I'm not expecting to make this guy my boyfriend or anything of the sort (although he is a cutie and pretty much a 9 out of 10 when it comes to compatibility and charm). I'm just saying that this is how relationships work when I'm so mired in my eating disorder. Believe me. I have experience in this realm.
Oh, and I still haven't entirely given up on B. By which I mean, for all of my pushing him away, I still love him terribly and want to be with him. I just know no good can come of us deepening our romantic involvement when I'm this ill.
Started a new pro-recovery exercise, one which I'm sure has been done before but that I "invented" for myself without hearing about it from others. Basically I realized the number of times that I've stonewalled any sort of progress by whining, "but I'll miss my sick body if I eat that/eat more/start eating/decide to recover." I also remembered the number of times that, while at a medically acceptable weight, I have indeed missed my sick body. So what I've started to do is ask myself, "why can't I miss having a healthy body?" and, by extension, "what about having a healthy body do I miss?"
My list could go on forever.
I miss my healthy body that let me run, jump, and skip -- and not only that, but let me enjoy running, jumping, and skipping for extended periods of time.
I miss my healthy body that was able to nourish a healthy mind... one free of panic attacks, low in generalized anxiety, obsessions, and capable of being really fucking sharp.
I miss my healthy body's genuine, healthy smile and sincere laughter. I miss the energy my healthy body had to laugh.
I miss the energy my healthy body had to do anything. Period.
I miss my healthy body's sleep schedule. The way I could fall asleep at a decent hour and stay asleep all night, and wake up refreshed the next morning.
I miss my singing voice.
I miss my healthy body's ability to concentrate.

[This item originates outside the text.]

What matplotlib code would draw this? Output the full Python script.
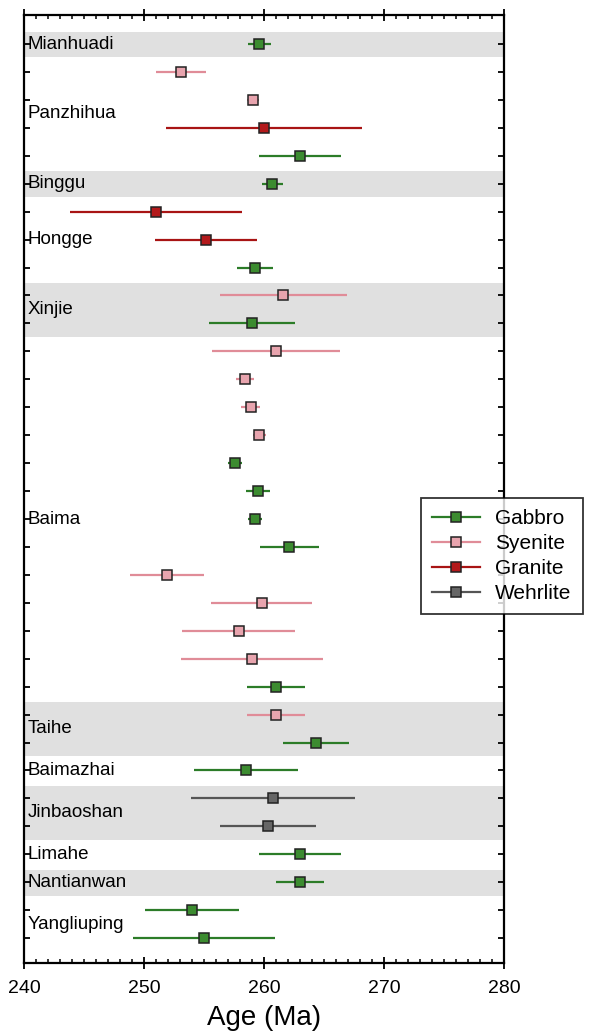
import matplotlib
matplotlib.use('Agg')
import matplotlib.pyplot as plt
from matplotlib.lines import Line2D
import matplotlib.transforms as mtransforms

plt.rcParams['font.family'] = ['Liberation Sans', 'DejaVu Sans']

# One entry per dated sample, top to bottom
rock = ['Gabbro', 'Syenite', 'Syenite', 'Granite', 'Gabbro',
        'Gabbro',
        'Granite', 'Granite', 'Gabbro',
        'Syenite', 'Gabbro',
        'Syenite', 'Syenite', 'Syenite', 'Syenite', 'Gabbro', 'Gabbro', 'Gabbro',
        'Gabbro', 'Syenite', 'Syenite', 'Syenite', 'Syenite', 'Gabbro',
        'Syenite', 'Gabbro',
        'Gabbro',
        'Wehrlite', 'Wehrlite',
        'Gabbro',
        'Gabbro',
        'Gabbro', 'Gabbro']
age = [259.6, 253.1, 259.1, 260.0, 263.0,
       260.7,
       251.0, 255.2, 259.25,
       261.6, 259.0,
       261.0, 258.4, 258.9, 259.6, 257.6, 259.5, 259.25,
       262.1, 251.9, 259.8, 257.9, 259.0, 261.0,
       261.0, 264.3,
       258.5,
       260.75, 260.3,
       263.0,
       263.0,
       254.0, 255.0]
err = [0.95, 2.1, 0.5, 8.15, 3.45,
       0.9,
       7.15, 4.25, 1.5,
       5.3, 3.6,
       5.3, 0.75, 0.8, 0.55, 0.6, 1.0, 0.6,
       2.45, 3.1, 4.2, 4.7, 5.9, 2.4,
       2.4, 2.75,
       4.35,
       6.8, 4.0,
       3.45,
       2.0,
       3.95, 5.95]

# Intrusions: name, first and last sample row (1-based)
group_names = ['Mianhuadi', 'Panzhihua', 'Binggu', 'Hongge', 'Xinjie', 'Baima',
               'Taihe', 'Baimazhai', 'Jinbaoshan', 'Limahe', 'Nantianwan', 'Yangliuping']
group_first = [1, 2, 6, 7, 10, 12, 25, 27, 28, 30, 31, 32]
group_last = [1, 5, 6, 9, 11, 24, 26, 27, 29, 30, 31, 33]

rock_types = ['Gabbro', 'Syenite', 'Granite', 'Wehrlite']
fill_col = {'Gabbro': '#3c8c30', 'Syenite': '#e8a4ae', 'Granite': '#b3191b', 'Wehrlite': '#666666'}
line_col = {'Gabbro': '#2c7c28', 'Syenite': '#e08c98', 'Granite': '#a81414', 'Wehrlite': '#555555'}

fig = plt.figure(figsize=(6.14, 10.33), dpi=100)
ax = fig.add_axes([0.039, 0.0678, 0.782, 0.9177])

rows = list(range(1, len(age) + 1))

# shaded bands for every other intrusion
for i in range(len(group_names)):
    if i % 2 == 0:
        ax.axhspan(group_first[i] - 0.44, group_last[i] + 0.48, color='#e0e0e0', lw=0, zorder=0)

trans = mtransforms.blended_transform_factory(ax.transAxes, ax.transData)
for i, name in enumerate(group_names):
    ymid = (group_first[i] + group_last[i]) / 2
    ax.text(0.008, ymid, name, transform=trans, fontsize=13.5, va='center', ha='left', zorder=3)

handles = []
for r in rock_types:
    ys = [rows[k] for k in range(len(rock)) if rock[k] == r]
    xs = [age[k] for k in range(len(rock)) if rock[k] == r]
    es = [err[k] for k in range(len(rock)) if rock[k] == r]
    ax.errorbar(xs, ys, xerr=es, fmt='s', ms=7.5, mfc=fill_col[r], mec='#222222', mew=1.1,
                ecolor=line_col[r], elinewidth=1.6, capsize=0, zorder=4)
    handles.append(Line2D([], [], color=line_col[r], lw=1.6, marker='s', ms=7.5,
                          mfc=fill_col[r], mec='#222222', mew=1.1, label=r))

ax.set_xlim(240, 280)
ax.set_ylim(33.89, -0.04)
ax.set_yticks(rows)
ax.set_yticklabels([])

ax.set_xticks([240, 250, 260, 270, 280])
ax.set_xticks([245, 255, 265, 275] + [v for v in range(240, 281) if v % 5], minor=True)
ax.tick_params(axis='x', which='major', direction='inout', length=8, width=1.3,
               top=True, bottom=True, labelsize=14, pad=8)
ax.tick_params(axis='x', which='minor', direction='in', length=3, width=1.1, top=True, bottom=True)
ax.tick_params(axis='y', which='major', direction='in', length=4, width=1.3, left=True, right=True)

for s in ax.spines.values():
    s.set_linewidth(1.6)

ax.set_xlabel('Age (Ma)', fontsize=20, labelpad=6)

leg = ax.legend(handles=handles, loc='upper left', bbox_to_anchor=(0.827, 0.4905), borderaxespad=0,
                fontsize=15, frameon=True, fancybox=False, edgecolor='black',
                handlelength=2.3, handletextpad=0.7, labelspacing=0.28, borderpad=0.55)
leg.get_frame().set_linewidth(1.3)
leg.set_zorder(6)

fig.savefig('out.png', dpi=100)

I miss my healthy body's ability to be completely cognitively present, not half-asleep or out to a lunch I'm not really eating.
I miss my healthy body's sense of gratitude for the little things.
I miss my healthy body's sense of closeness to God.
I miss my healthy digestive tract, the one that didn't take forever to move anything processed or prepared through my system and didn't cause immense discomfort in the process.
I miss healthy shits.
I miss my healthy body's ability to stand for more than 10 minutes without worrying if my legs are going to give out from under me.
I miss my healthy body's immune system, damn it. I haven't had one of those since fourth grade. I get sick all the time. I haven't had a fever in years. I miss having fevers when I'm sick because fevers mean that my body is strong enough to fight whatever shit is going down.
I miss my healthy body's ability to savour food.
I miss my healthy body's libido.
I miss my healthy body's ability to sustain social contact and relationships and take pleasure in them.
Every time one of these thoughts strikes me I make sure to acknowledge it mentally... when I recover -- whenever the fuck I recover -- and start to miss being sick and starved, I'll need to remind myself of all of this.
Today it just makes me sad.
I miss my healthy body's ability to write decent blog entries.